There's a Method to Assad's Massacres

There's a Method to Assad's Massacres

These moves, therefore, suggest that sectarian cleansing is not being conducted for the purpose of establishing a potential state but for other strategic reasons to ensure the flow of Alawite fighters from and into this area. As the rebels close in on the coastline, the regime probably feels that such massacres will deepen sectarian tensions and pit Sunni and Alawites against each other, thereby convincing the Alawites they need to fight alongside the Assad regime for their survival. A similar ploy was employed in the beginning of the conflict in 2011. A month into the anti-regime protests, pro-regime militias - their fighters with accents and names associated in Syria with Alawites - filmed themselves humiliating protesters in the same village as the weekend's massacre.
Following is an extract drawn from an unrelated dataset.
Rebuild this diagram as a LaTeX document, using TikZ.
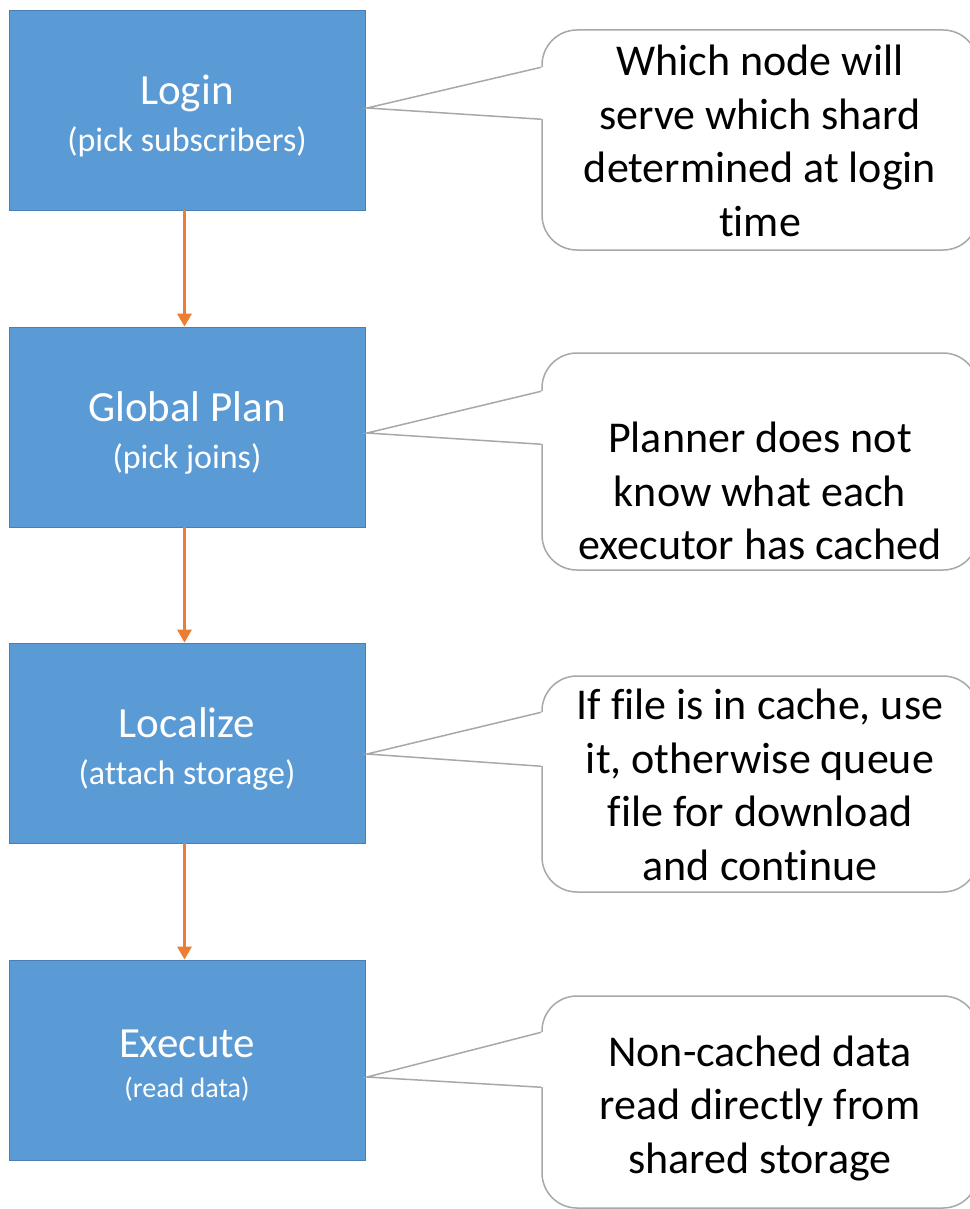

The recent carnage in Banias has been among the most grisly in Syria's conflict in terms of numbers dead. The message to Sunni fighters is that the coastline is a red line. For Alawites the message is one of reassurance, that the coast will not face the same fate as Al Qusayr's in Homs, where residents felt the regime could not shield them from rebel attacks last month - when Hizbollah intervened. Alawite fighters have been steadily suffering losses; if these losses come closer to home, that might push many of them to realise a victory for the rebels is possible. And this is a scenario the Assad regime seeks to avoid.